- **Job**
Reproduce the data exactly and drop any pictures it holds.

★ ★ ★

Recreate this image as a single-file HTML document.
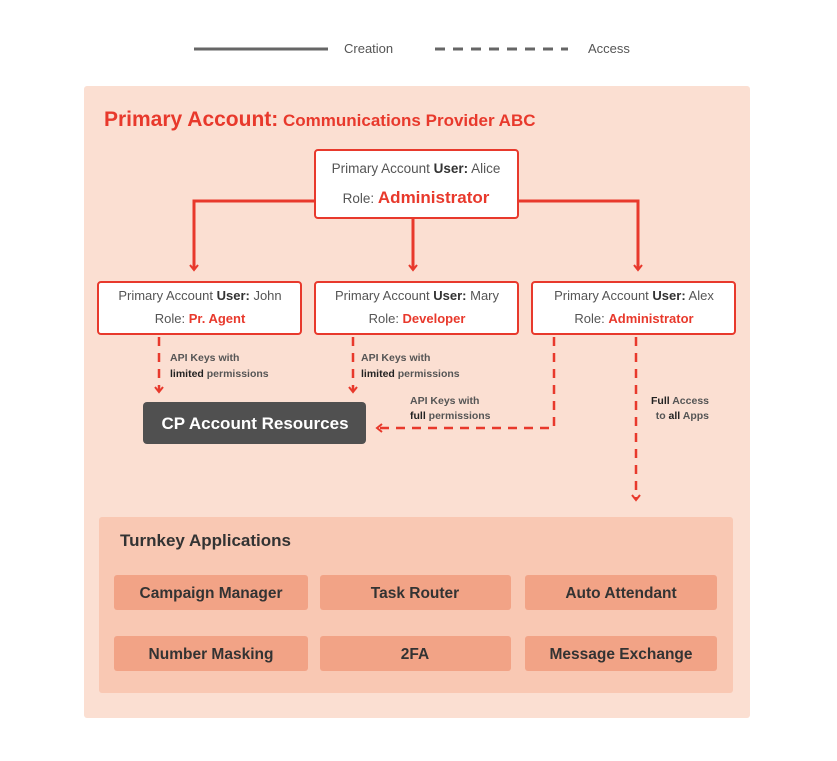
<!DOCTYPE html>
<html><head><meta charset="utf-8"><style>
html,body{margin:0;padding:0;background:#fff;}
svg{display:block;font-family:"Liberation Sans",sans-serif;}
</style></head><body>
<svg width="837" height="761" viewBox="0 0 837 761" xmlns="http://www.w3.org/2000/svg">
<defs>
<marker id="ar" markerWidth="10" markerHeight="10" refX="6" refY="5" orient="auto" markerUnits="userSpaceOnUse">
<path d="M1,1 L6,5 L1,9" fill="none" stroke="#e8392c" stroke-width="2" stroke-dasharray="none"/>
</marker>
</defs>
<line x1="194" y1="49" x2="328" y2="49" stroke="#666" stroke-width="3"/>
<text x="344" y="53" font-size="13" fill="#555">Creation</text>
<line x1="435" y1="49" x2="568" y2="49" stroke="#666" stroke-width="3" stroke-dasharray="10,8"/>
<text x="588" y="53" font-size="13" fill="#555">Access</text>

<rect x="84" y="86" width="666" height="632" rx="3" fill="#fbdfd2"/>
<text x="104" y="126" fill="#e8392c" font-weight="bold"><tspan font-size="21">Primary Account:</tspan><tspan font-size="17"> Communications Provider ABC</tspan></text>

<g stroke="#e8392c" stroke-width="3" fill="none">
<polyline points="316,201 194,201 194,270" marker-end="url(#ar)"/>
<polyline points="413,218 413,270" marker-end="url(#ar)"/>
<polyline points="517,201 638,201 638,270" marker-end="url(#ar)"/>
</g>

<rect x="315" y="150" width="203" height="68" rx="3" fill="#fff" stroke="#e8392c" stroke-width="2"/>
<text x="416" y="173" font-size="13.5" fill="#555" text-anchor="middle">Primary Account <tspan font-weight="bold" fill="#333">User:</tspan> Alice</text>
<text x="416" y="203" font-size="13.5" fill="#555" text-anchor="middle">Role: <tspan font-size="17" font-weight="bold" fill="#e8392c">Administrator</tspan></text>

<g font-size="13" fill="#555" text-anchor="middle">
<rect x="98" y="282" width="203" height="52" rx="3" fill="#fff" stroke="#e8392c" stroke-width="2"/>
<text x="200" y="300">Primary Account <tspan font-weight="bold" fill="#333">User:</tspan> John</text>
<text x="200" y="323">Role: <tspan font-weight="bold" fill="#e8392c">Pr. Agent</tspan></text>
<rect x="315" y="282" width="203" height="52" rx="3" fill="#fff" stroke="#e8392c" stroke-width="2"/>
<text x="417" y="300">Primary Account <tspan font-weight="bold" fill="#333">User:</tspan> Mary</text>
<text x="417" y="323">Role: <tspan font-weight="bold" fill="#e8392c">Developer</tspan></text>
<rect x="532" y="282" width="203" height="52" rx="3" fill="#fff" stroke="#e8392c" stroke-width="2"/>
<text x="634" y="300">Primary Account <tspan font-weight="bold" fill="#333">User:</tspan> Alex</text>
<text x="634" y="323">Role: <tspan font-weight="bold" fill="#e8392c">Administrator</tspan></text>
</g>

<g stroke="#e8392c" stroke-width="2.5" fill="none" stroke-dasharray="9,7">
<polyline points="159,337 159,392" marker-end="url(#ar)"/>
<polyline points="353,337 353,392" marker-end="url(#ar)"/>
<polyline points="554,337 554,428 377,428" marker-end="url(#ar)"/>
<polyline points="636,337 636,500" marker-end="url(#ar)"/>
</g>

<g font-size="10.5" fill="#555" font-weight="bold">
<text x="170" y="361">API Keys with</text>
<text x="170" y="377"><tspan fill="#222">limited</tspan> permissions</text>
<text x="361" y="361">API Keys with</text>
<text x="361" y="377"><tspan fill="#222">limited</tspan> permissions</text>
<text x="410" y="404">API Keys with</text>
<text x="410" y="419"><tspan fill="#222">full</tspan> permissions</text>
<text x="709" y="404" text-anchor="end"><tspan fill="#222">Full</tspan> Access</text>
<text x="709" y="419" text-anchor="end">to <tspan fill="#222">all</tspan> Apps</text>
</g>

<rect x="143" y="402" width="223" height="42" rx="4" fill="#505050"/>
<text x="255" y="429" font-size="17" font-weight="bold" fill="#fff" text-anchor="middle">CP Account Resources</text>

<rect x="99" y="517" width="634" height="176" rx="3" fill="#f9c8b3"/>
<text x="120" y="546" font-size="17" font-weight="bold" fill="#333">Turnkey Applications</text>
<g fill="#f2a386">
<rect x="114" y="575" width="194" height="35" rx="3"/>
<rect x="320" y="575" width="191" height="35" rx="3"/>
<rect x="525" y="575" width="192" height="35" rx="3"/>
<rect x="114" y="636" width="194" height="35" rx="3"/>
<rect x="320" y="636" width="191" height="35" rx="3"/>
<rect x="525" y="636" width="192" height="35" rx="3"/>
</g>
<g font-size="15.5" font-weight="bold" fill="#333" text-anchor="middle">
<text x="211" y="598">Campaign Manager</text>
<text x="415" y="598">Task Router</text>
<text x="621" y="598">Auto Attendant</text>
<text x="211" y="659">Number Masking</text>
<text x="415" y="659">2FA</text>
<text x="621" y="659">Message Exchange</text>
</g>
</svg>
</body></html>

★ ★ ★

- **Result below**
Recreate this image as a single-file HTML document.
<!DOCTYPE html>
<html><head><meta charset="utf-8"><style>
html,body{margin:0;padding:0;background:#fff;}
svg{display:block;font-family:"Liberation Sans",sans-serif;}
</style></head><body>
<svg width="837" height="761" viewBox="0 0 837 761" xmlns="http://www.w3.org/2000/svg">
<defs>
<marker id="ar" markerWidth="10" markerHeight="10" refX="6" refY="5" orient="auto" markerUnits="userSpaceOnUse">
<path d="M1,1 L6,5 L1,9" fill="none" stroke="#e8392c" stroke-width="2" stroke-dasharray="none"/>
</marker>
</defs>
<line x1="194" y1="49" x2="328" y2="49" stroke="#666" stroke-width="3"/>
<text x="344" y="53" font-size="13" fill="#555">Creation</text>
<line x1="435" y1="49" x2="568" y2="49" stroke="#666" stroke-width="3" stroke-dasharray="10,8"/>
<text x="588" y="53" font-size="13" fill="#555">Access</text>

<rect x="84" y="86" width="666" height="632" rx="3" fill="#fbdfd2"/>
<text x="104" y="126" fill="#e8392c" font-weight="bold"><tspan font-size="21">Primary Account:</tspan><tspan font-size="17"> Communications Provider ABC</tspan></text>

<g stroke="#e8392c" stroke-width="3" fill="none">
<polyline points="316,201 194,201 194,270" marker-end="url(#ar)"/>
<polyline points="413,218 413,270" marker-end="url(#ar)"/>
<polyline points="517,201 638,201 638,270" marker-end="url(#ar)"/>
</g>

<rect x="315" y="150" width="203" height="68" rx="3" fill="#fff" stroke="#e8392c" stroke-width="2"/>
<text x="416" y="173" font-size="13.5" fill="#555" text-anchor="middle">Primary Account <tspan font-weight="bold" fill="#333">User:</tspan> Alice</text>
<text x="416" y="203" font-size="13.5" fill="#555" text-anchor="middle">Role: <tspan font-size="17" font-weight="bold" fill="#e8392c">Administrator</tspan></text>

<g font-size="13" fill="#555" text-anchor="middle">
<rect x="98" y="282" width="203" height="52" rx="3" fill="#fff" stroke="#e8392c" stroke-width="2"/>
<text x="200" y="300">Primary Account <tspan font-weight="bold" fill="#333">User:</tspan> John</text>
<text x="200" y="323">Role: <tspan font-weight="bold" fill="#e8392c">Pr. Agent</tspan></text>
<rect x="315" y="282" width="203" height="52" rx="3" fill="#fff" stroke="#e8392c" stroke-width="2"/>
<text x="417" y="300">Primary Account <tspan font-weight="bold" fill="#333">User:</tspan> Mary</text>
<text x="417" y="323">Role: <tspan font-weight="bold" fill="#e8392c">Developer</tspan></text>
<rect x="532" y="282" width="203" height="52" rx="3" fill="#fff" stroke="#e8392c" stroke-width="2"/>
<text x="634" y="300">Primary Account <tspan font-weight="bold" fill="#333">User:</tspan> Alex</text>
<text x="634" y="323">Role: <tspan font-weight="bold" fill="#e8392c">Administrator</tspan></text>
</g>

<g stroke="#e8392c" stroke-width="2.5" fill="none" stroke-dasharray="9,7">
<polyline points="159,337 159,392" marker-end="url(#ar)"/>
<polyline points="353,337 353,392" marker-end="url(#ar)"/>
<polyline points="554,337 554,428 377,428" marker-end="url(#ar)"/>
<polyline points="636,337 636,500" marker-end="url(#ar)"/>
</g>

<g font-size="10.5" fill="#555" font-weight="bold">
<text x="170" y="361">API Keys with</text>
<text x="170" y="377"><tspan fill="#222">limited</tspan> permissions</text>
<text x="361" y="361">API Keys with</text>
<text x="361" y="377"><tspan fill="#222">limited</tspan> permissions</text>
<text x="410" y="404">API Keys with</text>
<text x="410" y="419"><tspan fill="#222">full</tspan> permissions</text>
<text x="709" y="404" text-anchor="end"><tspan fill="#222">Full</tspan> Access</text>
<text x="709" y="419" text-anchor="end">to <tspan fill="#222">all</tspan> Apps</text>
</g>

<rect x="143" y="402" width="223" height="42" rx="4" fill="#505050"/>
<text x="255" y="429" font-size="17" font-weight="bold" fill="#fff" text-anchor="middle">CP Account Resources</text>

<rect x="99" y="517" width="634" height="176" rx="3" fill="#f9c8b3"/>
<text x="120" y="546" font-size="17" font-weight="bold" fill="#333">Turnkey Applications</text>
<g fill="#f2a386">
<rect x="114" y="575" width="194" height="35" rx="3"/>
<rect x="320" y="575" width="191" height="35" rx="3"/>
<rect x="525" y="575" width="192" height="35" rx="3"/>
<rect x="114" y="636" width="194" height="35" rx="3"/>
<rect x="320" y="636" width="191" height="35" rx="3"/>
<rect x="525" y="636" width="192" height="35" rx="3"/>
</g>
<g font-size="15.5" font-weight="bold" fill="#333" text-anchor="middle">
<text x="211" y="598">Campaign Manager</text>
<text x="415" y="598">Task Router</text>
<text x="621" y="598">Auto Attendant</text>
<text x="211" y="659">Number Masking</text>
<text x="415" y="659">2FA</text>
<text x="621" y="659">Message Exchange</text>
</g>
</svg>
</body></html>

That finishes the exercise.